One of the more interesting characters on the screen right now is the angry, vulnerable and directionless Mia (Katie Jarvis) in the British film FISH TANK, directed by Andrea Arnold (currently screening at IFC Center). A 15 year old girl clothed in baggy sweat suits, Mia spends her free time drinking liquor and practicing awkward dance moves by herself. She’s looking for expression and it spills out through her rage as she tumbles through mistakes and near scrapes with disaster with a kind of tough resilience that would make you want to hug her… if you weren’t worried about her breaking your nose.

The story focuses on Mia’s discovery of a much needed father figure in her mother’s new boyfriend Connor (Michael Fassbender). Connor is kind to her and takes an interest that seems genuine at first until their relationship begins to move into uncomfortable territory and they have sex. When he disappears, Mia goes after him with the kind of zeal that would put most stalkers to shame. Without spoiling it, let’s just say things go very wrong but they could have been much much worse. Many filmmakers would have been tempted to go for the darkest moment possible, to give the story more weight and finality, but instead we are left at the end with the skillful balance of a little hope and a huge collective sigh of relief, without it feeling sticky or contrived.

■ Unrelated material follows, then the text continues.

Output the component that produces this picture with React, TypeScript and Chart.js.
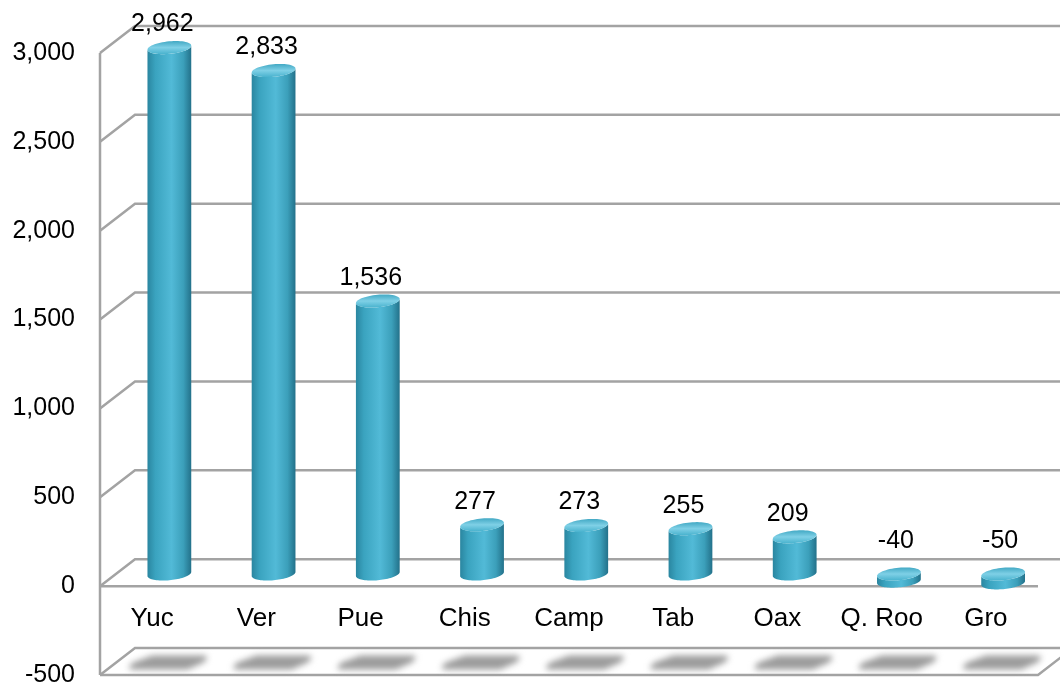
import React, { useEffect, useRef } from "react";
import { Chart, registerables } from "chart.js";

Chart.register(...registerables);

const categories = ["Yuc", "Ver", "Pue", "Chis", "Camp", "Tab", "Oax", "Q. Roo", "Gro"];
const values = [2962, 2833, 1536, 277, 273, 255, 209, -40, -50];
const yMin = -500;
const yMax = 3000;
const yStep = 500;

const FONT = "Liberation Sans, Arial, sans-serif";
const DEPTH_X = 35;
const DEPTH_Y = -27;
const BAR_DEPTH = 0.45;

const fmt = (v: number) => v.toLocaleString("en-US");

function ellPt(cx: number, cy: number, ax: number, ay: number, bx: number, by: number, t: number) {
  return [cx + ax * Math.cos(t) + bx * Math.sin(t), cy + ay * Math.cos(t) + by * Math.sin(t)];
}

const threeD = {
  id: "threeD",
  beforeDatasetsDraw(chart: any) {
    const ctx = chart.ctx;
    const ys = chart.scales.y;
    const area = chart.chartArea;
    const L = area.left, R = area.right;
    ctx.save();
    ctx.lineWidth = 2.5;
    ctx.strokeStyle = "#a3a3a3";
    ctx.lineCap = "butt";
    for (let v = yMin; v <= yMax; v += yStep) {
      const y = ys.getPixelForValue(v);
      ctx.beginPath();
      ctx.moveTo(L, y);
      ctx.lineTo(L + DEPTH_X, y + DEPTH_Y);
      ctx.lineTo(R + DEPTH_X, y + DEPTH_Y);
      ctx.stroke();
    }
    ctx.beginPath();
    ctx.moveTo(L, ys.getPixelForValue(yMax));
    ctx.lineTo(L, ys.getPixelForValue(yMin));
    ctx.stroke();
    const y0 = ys.getPixelForValue(0);
    ctx.beginPath();
    ctx.moveTo(L, y0);
    ctx.lineTo(R, y0);
    ctx.stroke();
    const yf = ys.getPixelForValue(yMin);
    ctx.beginPath();
    ctx.moveTo(L, yf);
    ctx.lineTo(R, yf);
    ctx.lineTo(R + DEPTH_X, yf + DEPTH_Y);
    ctx.stroke();

    // shadows on floor
    const meta = chart.getDatasetMeta(0);
    ctx.fillStyle = "#9c9c9c";
    ctx.filter = "blur(3px)";
    meta.data.forEach((el: any) => {
      const cx = el.x + DEPTH_X * BAR_DEPTH + 1.5;
      const cy = yf + DEPTH_Y * 0.5 + 1;
      ctx.beginPath();
      ctx.moveTo(cx - 17, cy - 7);
      ctx.lineTo(cx + 33, cy - 7);
      ctx.quadraticCurveTo(cx + 42, cy - 7, cx + 34, cy);
      ctx.lineTo(cx + 18, cy + 7);
      ctx.lineTo(cx - 35, cy + 7);
      ctx.quadraticCurveTo(cx - 45, cy + 7, cx - 36, cy);
      ctx.closePath();
      ctx.fill();
    });
    ctx.filter = "none";

    // category labels
    ctx.fillStyle = "#000";
    ctx.font = "26px " + FONT;
    ctx.textAlign = "center";
    ctx.textBaseline = "middle";
    const xs = chart.scales.x;
    chart.data.labels.forEach((lab: string, i: number) => {
      ctx.fillText(lab, xs.getPixelForValue(i), y0 + 33);
    });
    ctx.restore();
  },
  afterDatasetsDraw(chart: any) {
    const ctx = chart.ctx;
    const meta = chart.getDatasetMeta(0);
    const data = chart.data.datasets[0].data;
    ctx.save();
    meta.data.forEach((el: any, i: number) => {
      const hw = el.width / 2;
      const cx = el.x + DEPTH_X * BAR_DEPTH + 1.5;
      const off = DEPTH_Y * BAR_DEPTH;
      const topY = Math.min(el.y, el.base) + off;
      const botY = Math.max(el.y, el.base) + off;
      const bx = 0.3 * hw;
      const by = -0.3 * hw;
      const ax = Math.sqrt(hw * hw - bx * bx);
      const ay = 0;
      const t0 = Math.atan2(bx, ax);
      const grad = ctx.createLinearGradient(cx - hw, 0, cx + hw, 0);
      grad.addColorStop(0, "#2a86a0");
      grad.addColorStop(0.18, "#3aa3bf");
      grad.addColorStop(0.55, "#52bad7");
      grad.addColorStop(0.82, "#3b9fba");
      grad.addColorStop(1, "#23718a");
      ctx.beginPath();
      const N = 40;
      for (let k = 0; k <= N; k++) {
        const t = t0 + Math.PI + (Math.PI * k) / N;
        const [px, py] = ellPt(cx, botY, ax, ay, bx, by, t);
        if (k === 0) ctx.moveTo(px, py);
        else ctx.lineTo(px, py);
      }
      for (let k = 0; k <= N; k++) {
        const t = t0 + 2 * Math.PI - (Math.PI * k) / N;
        const [px, py] = ellPt(cx, topY, ax, ay, bx, by, t);
        ctx.lineTo(px, py);
      }
      ctx.closePath();
      ctx.fillStyle = grad;
      ctx.fill();
      const cg = ctx.createLinearGradient(cx, topY - 7, cx, topY + 7);
      cg.addColorStop(0, "#3ea6c2");
      cg.addColorStop(0.5, "#7fd0e6");
      cg.addColorStop(1, "#45b0cc");
      ctx.beginPath();
      for (let k = 0; k <= 60; k++) {
        const t = (Math.PI * 2 * k) / 60;
        const [px, py] = ellPt(cx, topY, ax, ay, bx, by, t);
        if (k === 0) ctx.moveTo(px, py);
        else ctx.lineTo(px, py);
      }
      ctx.closePath();
      ctx.fillStyle = cg;
      ctx.fill();
      ctx.fillStyle = "#000";
      ctx.font = "25px " + FONT;
      ctx.textAlign = "center";
      ctx.textBaseline = "middle";
      const v = data[i];
      if (v >= 0) ctx.fillText(fmt(v), cx - 7, topY - 23);
      else ctx.fillText(fmt(v), cx - 3, topY - 33);
    });
    ctx.restore();
  },
};

export default function App() {
  const ref = useRef<HTMLCanvasElement>(null);
  useEffect(() => {
    document.body.style.margin = "0";
    const chart = new Chart(ref.current!, {
      type: "bar",
      data: {
        labels: categories,
        datasets: [
          {
            data: values,
            backgroundColor: "rgba(0,0,0,0)",
            borderWidth: 0,
            barPercentage: 0.42,
            categoryPercentage: 1,
          },
        ],
      },
      options: {
        responsive: false,
        animation: false,
        events: [],
        layout: { padding: { top: 53, bottom: 9, right: 22, left: 0 } },
        plugins: { legend: { display: false }, tooltip: { enabled: false } },
        scales: {
          x: { display: false, offset: true },
          y: {
            min: yMin,
            max: yMax,
            afterFit: (s: any) => {
              s.width = 100;
              s.paddingTop = 0;
              s.paddingBottom = 0;
            },
            grid: { display: false, drawTicks: false },
            border: { display: false },
            ticks: {
              stepSize: yStep,
              padding: 25,
              color: "#000",
              font: { size: 25, family: FONT, lineHeight: 0.2 },
              callback: (v: any) => fmt(Number(v)),
            },
          },
        },
      },
      plugins: [threeD],
    });
    return () => chart.destroy();
  }, []);
  return <canvas ref={ref} width={1060} height={684} style={{ display: "block" }} />;
}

As I walked out of the theater I kept thinking that these are the stories that we never hear about…. that happen all the time. These are the stories where right before someone’s life is about to hurtle sensationally off a cliff, they hit the brakes and turn around awkwardly. Bruised and embarrassed, ashamed and angry, and a bit wiser, they try to find a new path. This film has the wisdom born of real life.